La sobreestimulación como enemiga del disfrute


Recibimos tal cantidad de estímulos a diario que cargamos nuestro recipiente de sensaciones recibidas hasta recalentarlo como un enchufe abarrotado de clavijas. Nuestro centro neurálgico recibe tantas novedades innecesarias y de manera tan continuada que el ánima de recepción de mensajes sobrevive flotando en el tedio, lánguida ante la repetición de medianías insustanciales.
Es necesario “cerrar” tanto acceso para centrarse en una o unas pocas entradas con el fin de poder disfrutarlas como se merece y en condiciones. Hay que aprender a cerrar los ojos y abrir los demás sentidos. Agudizar el oído paseando en el monte, buscando tonalidades diferentes en roces, voces y soplos; concentrar la recepción de sensaciones del tacto en la epidermis más exterior buscando el detalle del contacto por nimio que resulte; calibrar ese aroma de café recién hecho -aunque se hayan apropiado de él los anuncios- y paladear pausadamente ese manjar para poder apreciar el sedoso dulce de la miel mezclado a la textura granulada de las nueces y ese volumen azucarado de la nata bajo la lengua que estimula las papilas y envía esa información placentera de manera lenta por una senda ancha. Necesitamos que la recepción en el centro neurálgico lo envuelva todo de placidez.
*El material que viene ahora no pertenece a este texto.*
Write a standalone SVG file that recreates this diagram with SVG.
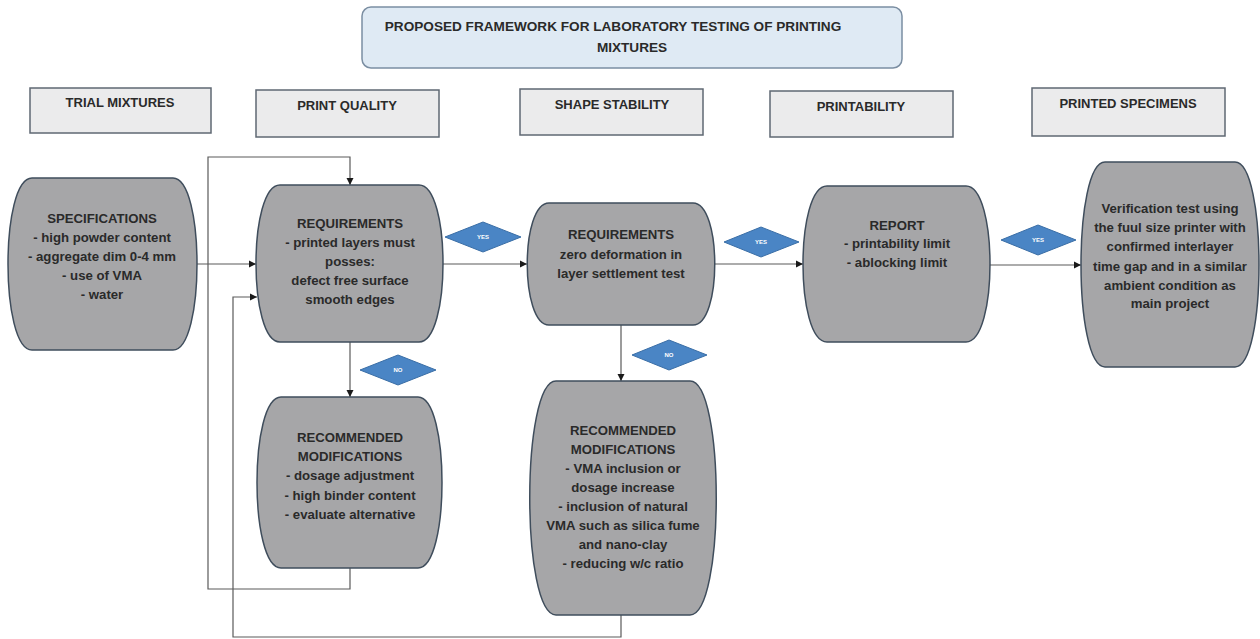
<svg xmlns="http://www.w3.org/2000/svg" width="1260" height="639" viewBox="0 0 1260 639">
<defs>
<style>
.t{font-family:"Liberation Sans",Arial,sans-serif;font-weight:bold;fill:#2a2a2a;text-anchor:middle}
.nt{font-size:13.2px}
.ht{font-size:13px}
.node{fill:#a6a6a8;stroke:#3f4d5c;stroke-width:1.5}
.hdr{fill:#ebebec;stroke:#5f6873;stroke-width:1.5}
.dia{fill:#4a85c5;stroke:#3a6ea6;stroke-width:1}
.dt{font-family:"Liberation Sans",Arial,sans-serif;font-weight:bold;font-size:6px;fill:#fff;text-anchor:middle}
.c{fill:none;stroke:#5a5a5a;stroke-width:1.2}
</style>
<marker id="ah" markerWidth="8" markerHeight="8" refX="7" refY="4" orient="auto" markerUnits="userSpaceOnUse">
<path d="M0,0.5 L7,4 L0,7.5 Z" fill="#1a1a1a"/>
</marker>
</defs>
<rect width="1260" height="639" fill="#ffffff"/>

<g id="title">
<rect x="362" y="7" width="540" height="61" rx="9" fill="#dfeaf4" stroke="#7b8ea2" stroke-width="1.5"/>
<text class="t" x="613" y="31" font-size="13.6">PROPOSED FRAMEWORK FOR LABORATORY TESTING OF PRINTING</text>
<text class="t" x="632" y="52" font-size="13.6">MIXTURES</text>
</g>

<g id="hdr-trial"><rect class="hdr" x="30" y="88" width="181" height="45"/><text class="t ht" x="120" y="107">TRIAL MIXTURES</text></g>
<g id="hdr-print"><rect class="hdr" x="256" y="90" width="183" height="47"/><text class="t ht" x="347" y="110">PRINT QUALITY</text></g>
<g id="hdr-shape"><rect class="hdr" x="520" y="89" width="183" height="46"/><text class="t ht" x="612" y="109">SHAPE STABILITY</text></g>
<g id="hdr-printability"><rect class="hdr" x="770" y="91" width="183" height="46"/><text class="t ht" x="861" y="111">PRINTABILITY</text></g>
<g id="hdr-specimens"><rect class="hdr" x="1032" y="88" width="193" height="48"/><text class="t ht" x="1128" y="108">PRINTED SPECIMENS</text></g>

<g id="connectors">
<line class="c" x1="197" y1="264" x2="256" y2="264" marker-end="url(#ah)"/>
<line class="c" x1="443" y1="264" x2="527" y2="264" marker-end="url(#ah)"/>
<line class="c" x1="715" y1="264" x2="803" y2="264" marker-end="url(#ah)"/>
<line class="c" x1="990" y1="265" x2="1081" y2="265" marker-end="url(#ah)"/>
<line class="c" x1="350" y1="342" x2="350" y2="397" marker-end="url(#ah)"/>
<line class="c" x1="621" y1="325" x2="621" y2="381" marker-end="url(#ah)"/>
<polyline class="c" points="350,568 350,589 208,589 208,157 350,157 350,185" marker-end="url(#ah)"/>
<polyline class="c" points="621,615 621,637 233,637 233,297 257,297" marker-end="url(#ah)"/>
</g>

<g id="yes1"><polygon class="dia" points="445,237 483,222 521,237 483,252"/><text class="dt" x="483" y="239">YES</text></g>
<g id="yes2"><polygon class="dia" points="724,242 761,227 799,242 761,257"/><text class="dt" x="761" y="244">YES</text></g>
<g id="yes3"><polygon class="dia" points="1001,240 1038,225 1076,240 1038,255"/><text class="dt" x="1038" y="242">YES</text></g>
<g id="no1"><polygon class="dia" points="360,370 398,355 436,370 398,385"/><text class="dt" x="398" y="372">NO</text></g>
<g id="no2"><polygon class="dia" points="632,355 669,340 707,355 669,370"/><text class="dt" x="669" y="357">NO</text></g>

<g id="specifications">
<path class="node" d="M32,178 H173 C205,178 205,350 173,350 H32 C0,350 0,178 32,178 Z"/>
<text class="t nt" x="102" y="223">SPECIFICATIONS</text>
<text class="t nt" x="102" y="242">- high powder content</text>
<text class="t nt" x="102" y="261">- aggregate dim 0-4 mm</text>
<text class="t nt" x="102" y="280">- use of VMA</text>
<text class="t nt" x="102" y="299">- water</text>
</g>

<g id="req-print">
<path class="node" d="M280,185 H419 C451,185 451,342 419,342 H280 C248,342 248,185 280,185 Z"/>
<text class="t nt" x="350" y="228">REQUIREMENTS</text>
<text class="t nt" x="350" y="247">- printed layers must</text>
<text class="t nt" x="350" y="266">posses:</text>
<text class="t nt" x="350" y="285">defect free surface</text>
<text class="t nt" x="350" y="304">smooth edges</text>
</g>

<g id="req-shape">
<path class="node" d="M549,203 H693 C722,203 722,325 693,325 H549 C520,325 520,203 549,203 Z"/>
<text class="t nt" x="621" y="239">REQUIREMENTS</text>
<text class="t nt" x="621" y="259">zero deformation in</text>
<text class="t nt" x="621" y="278">layer settlement test</text>
</g>

<g id="report">
<path class="node" d="M827,186 H966 C998,186 998,342 966,342 H827 C795,342 795,186 827,186 Z"/>
<text class="t nt" x="897" y="230">REPORT</text>
<text class="t nt" x="897" y="248">- printability limit</text>
<text class="t nt" x="897" y="267">- ablocking limit</text>
</g>

<g id="verification">
<path class="node" d="M1105,162 H1235 C1267,162 1267,367 1235,367 H1105 C1073,367 1073,162 1105,162 Z"/>
<text class="t nt" x="1170" y="213">Verification test using</text>
<text class="t nt" x="1170" y="232">the fuul size printer with</text>
<text class="t nt" x="1170" y="251">confirmed interlayer</text>
<text class="t nt" x="1170" y="271">time gap and in a similar</text>
<text class="t nt" x="1170" y="290">ambient condition as</text>
<text class="t nt" x="1170" y="308">main project</text>
</g>

<g id="mod-print">
<path class="node" d="M281,397 H418 C450,397 450,568 418,568 H281 C249,568 249,397 281,397 Z"/>
<text class="t nt" x="350" y="442">RECOMMENDED</text>
<text class="t nt" x="350" y="461">MODIFICATIONS</text>
<text class="t nt" x="350" y="480">- dosage adjustment</text>
<text class="t nt" x="350" y="500">- high binder content</text>
<text class="t nt" x="350" y="519">- evaluate alternative</text>
</g>

<g id="mod-shape">
<path class="node" d="M556,381 H690 C725,381 725,615 690,615 H556 C521,615 521,381 556,381 Z"/>
<text class="t nt" x="623" y="435">RECOMMENDED</text>
<text class="t nt" x="623" y="454">MODIFICATIONS</text>
<text class="t nt" x="623" y="473">- VMA inclusion or</text>
<text class="t nt" x="623" y="492">dosage increase</text>
<text class="t nt" x="623" y="511">- inclusion of natural</text>
<text class="t nt" x="623" y="530">VMA such as silica fume</text>
<text class="t nt" x="623" y="549">and nano-clay</text>
<text class="t nt" x="623" y="568">- reducing w/c ratio</text>
</g>
</svg>
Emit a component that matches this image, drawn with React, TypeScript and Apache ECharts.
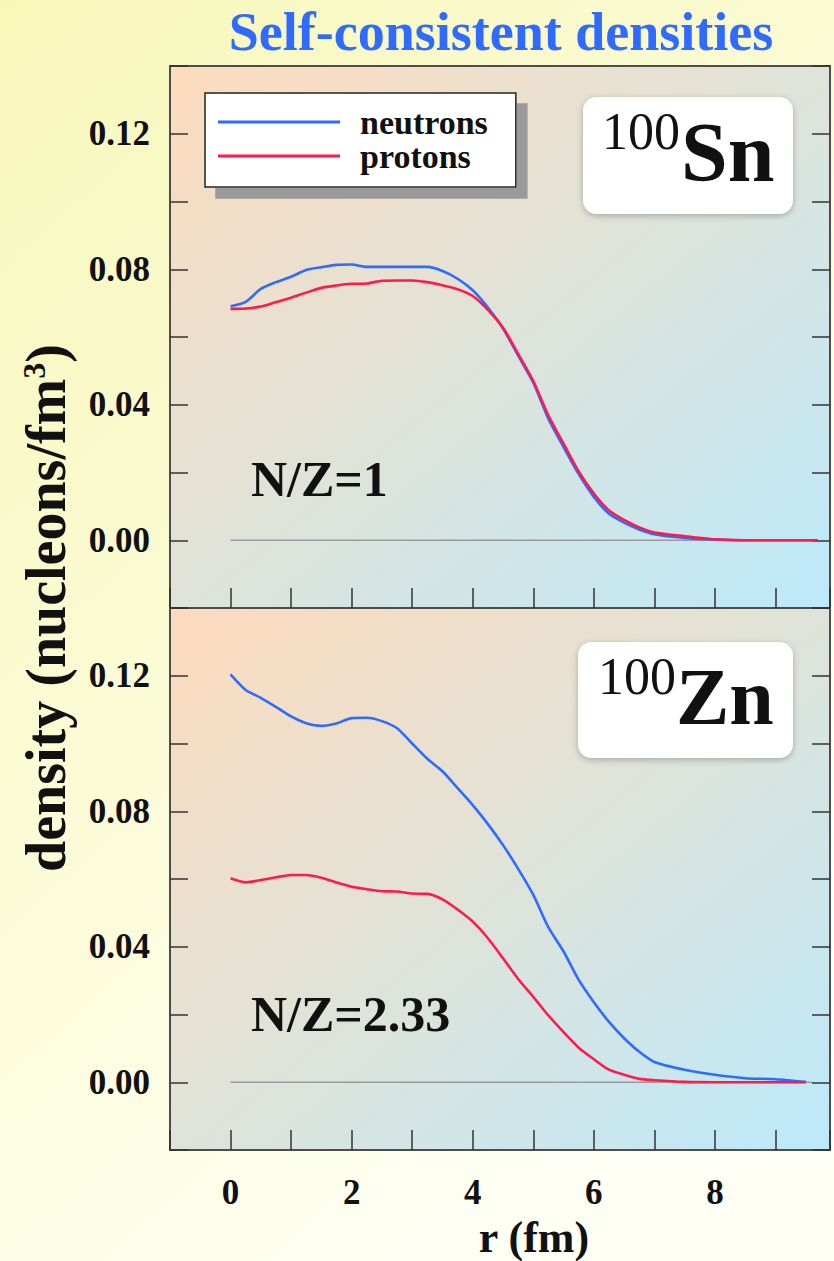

Hablo de ojos porque tal vez son los principales receptores de estímulos. Aunque también es posible deleitarse con las gamas de las nubes cuando surge aquella explosión de matices cromáticos. Me gusta que me ayuden a dejar de escuchar el reloj diario.
La idea es impedir el aluvión taponando algunas bocas para poder focalizar el matiz, la nota, la gota y abrir de par en par el portal del deleite de lo pequeño haciéndolo a lo grande.